For every one person that delights in whipping out their selfie stick for a quick self-portrait, there are probably up to five or six others in the vicinity who detest the device with equal passion.

At least, that must surely have been the case at the Sydney Opera House recently when a guy in the audience thought it'd be a great idea to use the extendable pole to take a photo of himself and a friend -- during a performance.

While there were no reports of angry patrons grabbing the stick and giving it a new home in a place where the sun sheds very little light, the incident has led to officials at the Sydney Opera House announcing that it "strongly discourages" use of the device inside the building, especially inside the performance spaces.

According to the Sydney Morning Herald, other cultural venues in Australia are also looking at how best to deal with the increasingly popular handset attachment, which offers users not only wider selfies but also an array of creative possibilities.
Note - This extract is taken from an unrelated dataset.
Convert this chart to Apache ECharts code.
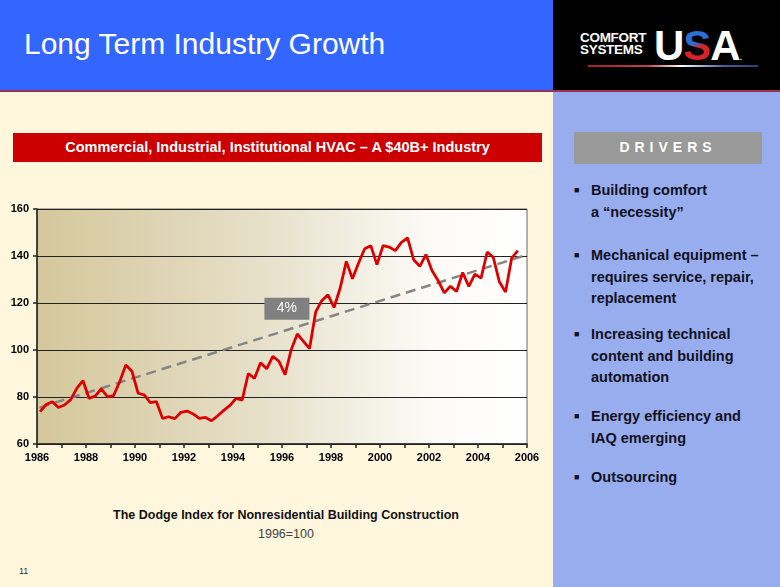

Sydney's Museum of Contemporary Art (MCA), for example, doesn't currently have a ban in place, but it is monitoring the situation. Myriam Conrie, the MCA's head of communications, told the Herald, "If the growing presence of selfie sticks in the museum were to become an issue -- endangering artworks or visitors safety -- we would reconsider."

The selfie stick, which has become hugely popular with smartphone owners in the last year or so, has been picking up bans at high-profile tourist sites and sports venues around the world in recent months.

An increasing number of art galleries and museums in the U.S. now prohibit use of the device, while the Wimbledon Tennis Championships, which is currently underway in the U.K., has introduced a ban for the first time.